M. Jousse, en sa note 2 sur cet article, observe que ces lettres ne s'accordent aujourd'hui que très difficilement; et Lacombe, en son recueil de Jurisprudence civile, vo Lettres de répit, dit qu'on n'en obtient plus. Il prétend même que M. le chancelier a défendu aux secrétaires du roi d'en présenter

au sceau.

Ceux qui veulent obtenir ces lettres doivent rapporter des commencements de preuves, par actes authentiques, des causes qui les leur font solliciter : on les explique dans les lettres, et on les attache sous le contre-scel (ordonnance de 1669, ibid.). Ils doivent, en outre, joindre aux lettres un état certifié de leurs biens meubles et immeubles et de leurs dettes; ils sont tenus de remettre cet état au greffe avec leurs lettres et registres, s'ils sont négociants, marchands ou banquiers, et d'attacher le certificat sous le contre-scel des lettres de répit. Ordonnance de 1673, art. 1er du tit. 9.
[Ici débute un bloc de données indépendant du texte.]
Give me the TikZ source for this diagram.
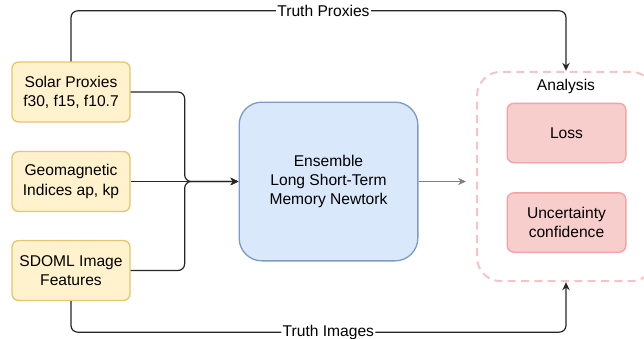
\documentclass[tikz,border=0pt]{standalone}
\usepackage{fontspec}
\setmainfont{Liberation Sans}
\usetikzlibrary{arrows.meta,calc}
\definecolor{inyellow}{HTML}{FFF2CC}
\definecolor{inyellowline}{HTML}{E3C66F}
\definecolor{netblue}{HTML}{DAE8FC}
\definecolor{netblueline}{HTML}{7C9BC8}
\definecolor{outred}{HTML}{F8CECC}
\definecolor{outredline}{HTML}{F0A4A4}
\definecolor{dashred}{HTML}{F6C4C4}
\begin{document}
\begin{tikzpicture}[x=0.75pt,y=-0.75pt,
  font=\fontsize{11.7}{14.3}\selectfont,
  inbox/.style={draw=inyellowline,fill=inyellow,line width=1pt,rounded corners=5pt,
    minimum width=88.5pt,minimum height=45pt,align=center,inner sep=0pt},
  netbox/.style={draw=netblueline,fill=netblue,line width=1pt,rounded corners=17pt,
    minimum width=134pt,minimum height=119pt,align=center,inner sep=0pt},
  outbox/.style={draw=outredline,fill=outred,line width=1pt,rounded corners=5pt,
    minimum width=89pt,minimum height=44.5pt,align=center,inner sep=0pt},
  groupbox/.style={draw=dashred,line width=1.5pt,dash pattern=on 6pt off 4pt,
    rounded corners=18pt,minimum width=133.5pt,minimum height=157pt,inner sep=0pt},
  flow/.style={draw=black!85,line width=0.9pt,rounded corners=5pt,
    -{Stealth[length=6pt,width=5.5pt]}},
  feed/.style={draw=black!50,line width=0.8pt,shorten >=7.5pt,
    -{Stealth[length=6pt,width=5.5pt]}},
  lbl/.style={fill=white,inner sep=1pt}]
\useasboundingbox (0,0) rectangle (644,339);

% inputs
\node[inbox] (solar) at (71,92)    {Solar Proxies\\f30, f15, f10.7};
\node[inbox] (geo)   at (71,181.5) {Geomagnetic\\Indices ap, kp};
\node[inbox] (sdoml) at (71,270.5) {SDOML Image\\Features};

% model
\node[netbox] (lstm) at (328.5,181.5) {Ensemble\\Long Short-Term\\Memory Newtork};

% analysis group
\node[groupbox] (analysis) at (566,176.5) {};
\node[] (anlabel) at (566,86) {Analysis};
\node[outbox] (loss) at (566.5,133)   {Loss};
\node[outbox] (unc)  at (566.5,222.5) {Uncertainty\\confidence};

% connectors
\draw[flow] (solar.east) -- ++(54,0) |- (lstm.west);
\draw[flow] (sdoml.east) -- ++(54,0) |- (lstm.west);
\draw[flow] (geo.east) -- (lstm.west);
\draw[feed] (lstm.east) -- (lstm.east -| analysis.west);

\draw[flow] (solar.north) |- node[lbl,pos=0.755] {Truth Proxies}
  ($(analysis.north)+(0,-60)$) -- (analysis.north);
\draw[flow] (sdoml.south) |- node[lbl,pos=0.76] {Truth Images}
  ($(analysis.south)+(0,50)$) -- (analysis.south);
\end{tikzpicture}
\end{document}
La déclaration du 23 décembre 1699, art. 8, veut que ceux qui auront obtenu des lettres de répit, remettent, s'ils en sont requis par leurs créanciers, au lieu et ès mains de celui dont ils conviendront, ou qui sera nommé par le juge auquel les lettres auront été adressées, des titres et pièces justificatives des effets mentionnés dans l'état qu'ils auront certifié véritable, pour y demeurer jusqu'à la vente ou recouvrement desdits effets.
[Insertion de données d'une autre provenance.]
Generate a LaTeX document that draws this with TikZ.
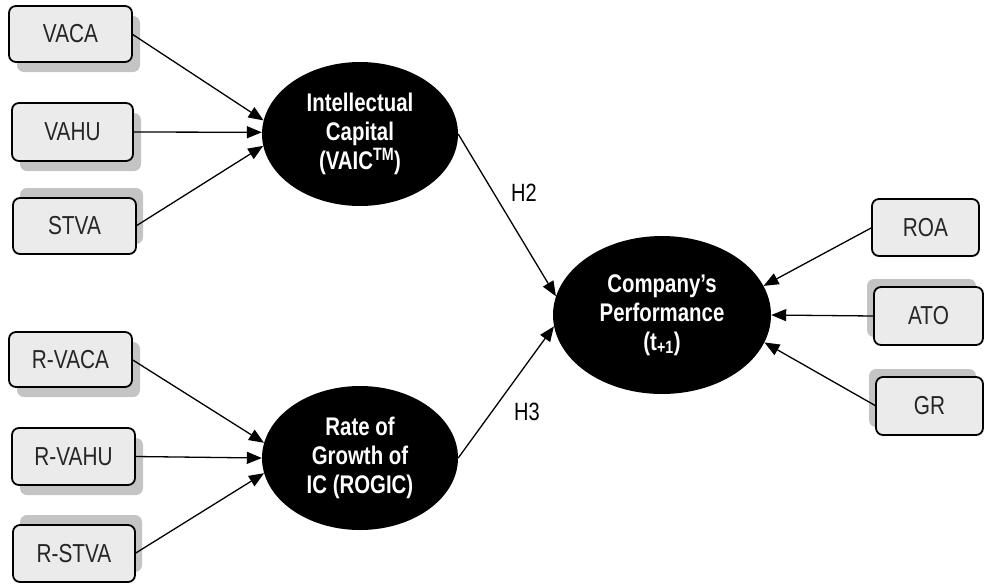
\documentclass[tikz,border=0pt]{standalone}
\usepackage{fontspec}
\setmainfont{Liberation Sans}[FakeStretch=0.8]
\usetikzlibrary{arrows.meta,shapes.geometric,shadows}
\definecolor{boxfill}{HTML}{EBEBEB}
\definecolor{shadowgray}{HTML}{C4C4C4}
\begin{document}
\begin{tikzpicture}[x=1pt,y=-1pt,
  ind/.style={draw=black, line width=1.8pt, rounded corners=7pt, fill=boxfill,
    inner sep=0pt, outer sep=0pt, font=\fontsize{26}{30}\selectfont, text=black!85},
  shbr/.style={general shadow={shadow xshift=8pt, shadow yshift=-10pt, fill=shadowgray, draw=none}},
  shur/.style={general shadow={shadow xshift=7pt, shadow yshift=10pt, fill=shadowgray, draw=none}},
  shul/.style={general shadow={shadow xshift=-7pt, shadow yshift=8pt, fill=shadowgray, draw=none}},
  lat/.style={ellipse, fill=black, text=white, inner sep=0pt, align=center,
    font=\fontsize{25.5}{29}\selectfont\bfseries},
  arr/.style={line width=1.3pt, -{Triangle[length=15pt,width=12pt]}},
  hlab/.style={font=\fontsize{25}{29}\selectfont, text=black}]
\useasboundingbox (0,0) rectangle (984,584);
% indicator boxes left
\node[ind, shbr, minimum width=123pt, minimum height=56pt] (vaca) at (70.5,34) {VACA};
\node[ind, shbr, minimum width=121pt, minimum height=58pt] (vahu) at (72.5,132) {VAHU};
\node[ind, shur, minimum width=123pt, minimum height=56pt] (stva) at (74.5,226) {STVA};
\node[ind, shbr, minimum width=123pt, minimum height=55pt] (rvaca) at (70.5,359.5) {R-VACA};
\node[ind, shbr, minimum width=123pt, minimum height=57pt] (rvahu) at (73.5,456.5) {R-VAHU};
\node[ind, shur, minimum width=122pt, minimum height=57pt] (rstva) at (74,553.5) {R-STVA};
% indicator boxes right
\node[ind, minimum width=107pt, minimum height=57pt] (roa) at (925.5,227.5) {ROA};
\node[ind, shul, minimum width=109pt, minimum height=58pt] (ato) at (928.5,316) {ATO};
\node[ind, shul, minimum width=107pt, minimum height=58pt] (gr) at (929.5,406) {GR};
% latent variables
\node[lat, minimum width=196pt, minimum height=144pt] (ic) at (360,134)
  {Intellectual\\Capital\\(VAIC\textsuperscript{TM})};
\node[lat, minimum width=196pt, minimum height=144pt] (rogic) at (360,458)
  {Rate of\\Growth of\\IC (ROGIC)};
\node[lat, minimum width=218pt, minimum height=158pt] (cp) at (662,315)
  {Company’s\\Performance\\(t\textsubscript{+1})};
% arrows
\draw[arr] (vaca.east) -- (ic.172);
\draw[arr] (vahu.east) -- (ic.179);
\draw[arr] (stva.east) -- (ic.187);
\draw[arr] (rvaca.east) -- (rogic.171);
\draw[arr] (rvahu.east) -- (rogic.180);
\draw[arr] (rstva.east) -- (rogic.189);
\draw[arr] (ic.east) -- (cp.170);
\draw[arr] (rogic.east) -- (cp.186);
\draw[arr] (roa.west) -- (cp.16);
\draw[arr] (ato.west) -- (cp.0);
\draw[arr] (gr.west) -- (cp.-15);
% labels
\node[hlab] (h2) at (524,193) {H2};
\node[hlab] (h3) at (527,412) {H3};
\end{tikzpicture}
\end{document}
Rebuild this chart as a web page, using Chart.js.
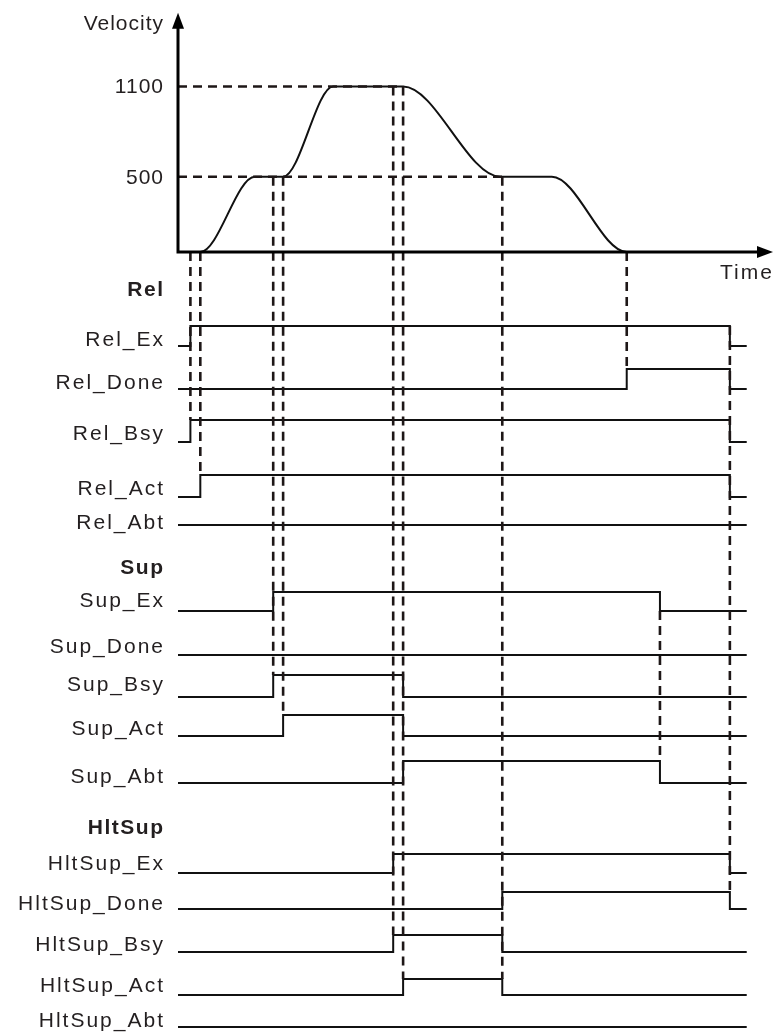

§ III. De la forme des lettres de répit.

719. L'adresse des lettres de répit se fait au plus prochain juge royal du domicile de l'impétrant, si ce n'est qu'il y eût instance par-devant un autre juge avec la plus grande partie des créanciers hypothécaires, auquel cas l'adresse lui doit être faite, et aucune des parties ne peut demander l'évocation ni le renvoi en vertu de son privilége. Ordonnance de 1669, ibid., art. 3.
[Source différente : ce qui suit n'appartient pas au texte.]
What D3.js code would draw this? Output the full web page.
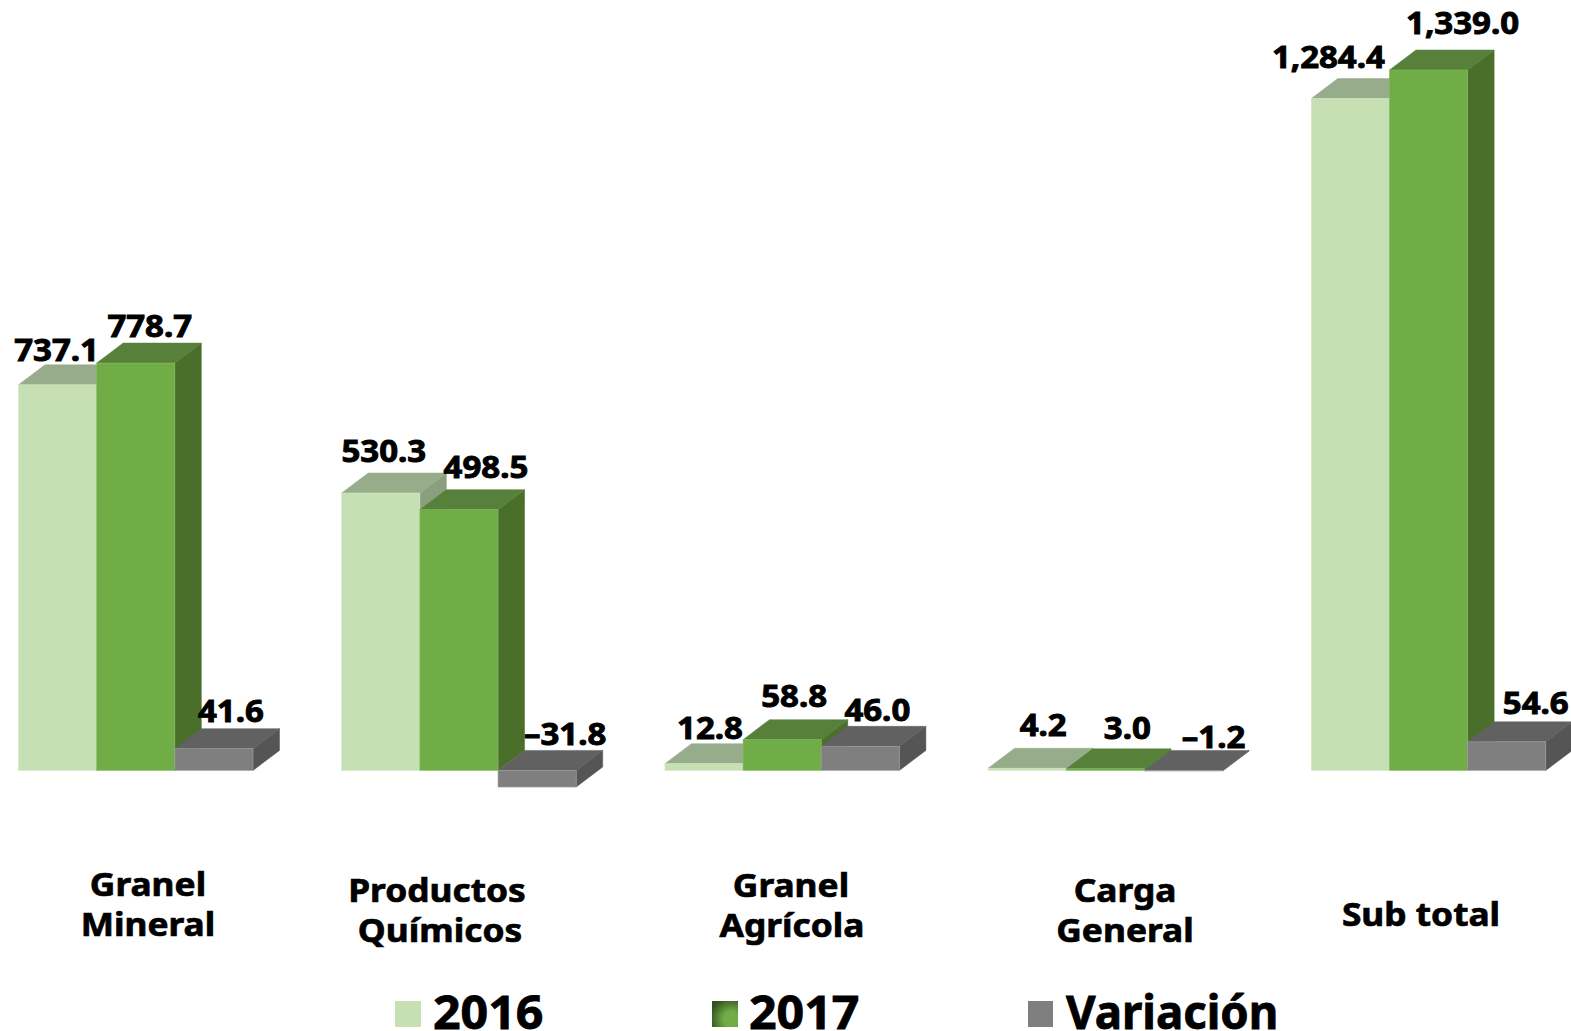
<!DOCTYPE html>
<html><head><meta charset="utf-8">
<script src="https://cdn.jsdelivr.net/npm/d3@7"></script>
<style>html,body{margin:0;padding:0;background:#fff;overflow:hidden}svg{display:block}
text{font-family:"Noto Sans",sans-serif;font-weight:700;fill:#000}</style></head><body>
<script>
const categories=["Granel Mineral","Productos Químicos","Granel Agrícola","Carga General","Sub total"];
const categoryLines=[["Granel","Mineral"],["Productos","Químicos"],["Granel","Agrícola"],["Carga","General"],["Sub total"]];
const seriesNames=["2016","2017","Variación"];
const values2016=[737.1,530.3,12.8,4.2,1284.4];
const values2017=[778.7,498.5,58.8,3.0,1339.0];
const valuesVar=[41.6,-31.8,46.0,-1.2,54.6];
const seriesValues=[values2016,values2017,valuesVar];
const labelTexts=[["737.1","530.3","12.8","4.2","1,284.4"],["778.7","498.5","58.8","3.0","1,339.0"],["41.6","–31.8","46.0","–1.2","54.6"]];
const frontColors=["#c6e0b4","#70ad47","#7f7f7f"];
const topColors=["#97ac8b","#57803a","#616161"];
const sideColors=["#8a9f7e","#4a6f2b","#555555"];
const edgeColors=["#d3e8c5","#85bd62","#a0a0a0"];
// label nudges relative to the top centre of each bar
const labelDx=[[-1,3,6,16,-22],[14,27,12,22,34],[17,28,17,30,29]];
const labelDy=[[-24,-32,-25,-33,-31.5],[-27,-32,-33,-30,-37],[-27,-26,-26,-23,-28]];
const catX=[148,437,791,1125,1421];
const catY=[896,902,897,902,926];
const catLineDx=[[0,0],[0,3],[0,1],[0,0],[0]];

const W=1571,H=1031,depthX=26.5,depthY=20;
const svg=d3.select("body").append("svg").attr("width",W).attr("height",H);
const defs=svg.append("defs");
const rg=defs.append("radialGradient").attr("id","g17").attr("cx","0.75").attr("cy","0.7").attr("r","0.85");
rg.append("stop").attr("offset","0.35").attr("stop-color","#70ad47");
rg.append("stop").attr("offset","1").attr("stop-color","#33501f");

const x0=d3.scaleBand().domain(categories).range([18.5,1545.8]).paddingInner(0.2744).paddingOuter(0);
const x1=d3.scaleBand().domain(seriesNames).range([0,x0.bandwidth()]);
const y=d3.scaleLinear().domain([0,1339]).range([770.4,70]);
const bw=x1.bandwidth();

categories.forEach((c,g)=>{
  seriesNames.forEach((s,k)=>{
    const v=seriesValues[k][g],l=x0(c)+x1(s),r=l+bw;
    const t=y(Math.max(v,0)),b=y(Math.min(v,0));
    const G=svg.append("g");
    const stroke=edgeColors[k];
    G.append("polygon").attr("points",[[r,t],[r+depthX,t-depthY],[r+depthX,b-depthY],[r,b]].join(" "))
      .attr("fill",sideColors[k]).attr("stroke",sideColors[k]).attr("stroke-width",.5);
    G.append("polygon").attr("points",[[l,t],[l+depthX,t-depthY],[r+depthX,t-depthY],[r,t]].join(" "))
      .attr("fill",topColors[k]).attr("stroke",topColors[k]).attr("stroke-width",.5);
    G.append("rect").attr("x",l).attr("y",t).attr("width",bw).attr("height",Math.max(b-t,0.5))
      .attr("fill",frontColors[k]).attr("stroke",stroke).attr("stroke-width",.6);
  });
});
categories.forEach((c,g)=>{
  seriesNames.forEach((s,k)=>{
    const v=seriesValues[k][g];
    svg.append("text").attr("transform",`translate(${x0(c)+x1(s)+bw/2+labelDx[k][g]},${y(Math.max(v,0))+labelDy[k][g]+0.5}) scale(1.1,1)`)
      .attr("text-anchor","middle").attr("font-size",30).attr("stroke","#000").attr("stroke-width",.9)
      .text(labelTexts[k][g]);
  });
  categoryLines[g].forEach((ln,i)=>{
    svg.append("text").attr("transform",`translate(${catX[g]+catLineDx[g][i]},${catY[g]+i*40}) scale(1.07,1)`)
      .attr("text-anchor","middle").attr("font-size",33).attr("stroke","#000").attr("stroke-width",.7).text(ln);
  });
});
const legX=[395,712,1028],legTextX=[433,749,1066],legScale=[1.05,1.05,0.99],legFill=["#c6e0b4","url(#g17)","#7f7f7f"];
seriesNames.forEach((s,k)=>{
  svg.append("rect").attr("x",legX[k]).attr("y",1001).attr("width",k==2?25:26).attr("height",26).attr("fill",legFill[k]);
  svg.append("text").attr("transform",`translate(${legTextX[k]},1029) scale(${legScale[k]},1)`)
    .attr("font-size",46).attr("stroke","#000").attr("stroke-width",.8).text(s);
});
</script></body></html>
Les juges-consuls sont incompétents pour cet entérinement; mais l'usage de presque toutes les juridictions consulaires est d'accorder sans lettres une surséance plus longue que celle permise par l'ordonnance, V. G. de six mois ou d'un an, en plusieurs paiements, soit par moitié, soit par tiers ou par quart, en donnant, par la partie condamnée, bonne et suffisante caution, et même quelquefois un certificateur.

Ces lettres, qui ne peuvent être expédiées qu'au grand scean, suivant l'article 2 de la même ordonnance, doivent porter un mandement au juge à qui elles sont adressées, qu'en procédant à l'entérinement, les créanciers appelés, il donne à celui qui les a obtenues tel délai qu'il jugera raisonnable pour payer ses dettes. Ce délai, néanmoins, ne peut être de plus long temps que cinq années, si ce n'est du consentement des deux tiers des créanciers hypothécai res. Ibid., art. 4.

Les lettres portent un délai de six mois, pour en poursuivre l'entérinement, et il est défendu pendant ce temps à tous huissiers et sergents d'attenter à la personne du débiteur; et de saisir les meubles qui servent à son usage, à peine de 100 liv. d'amende, et de dommages et intérêts envers les parties. Ibid.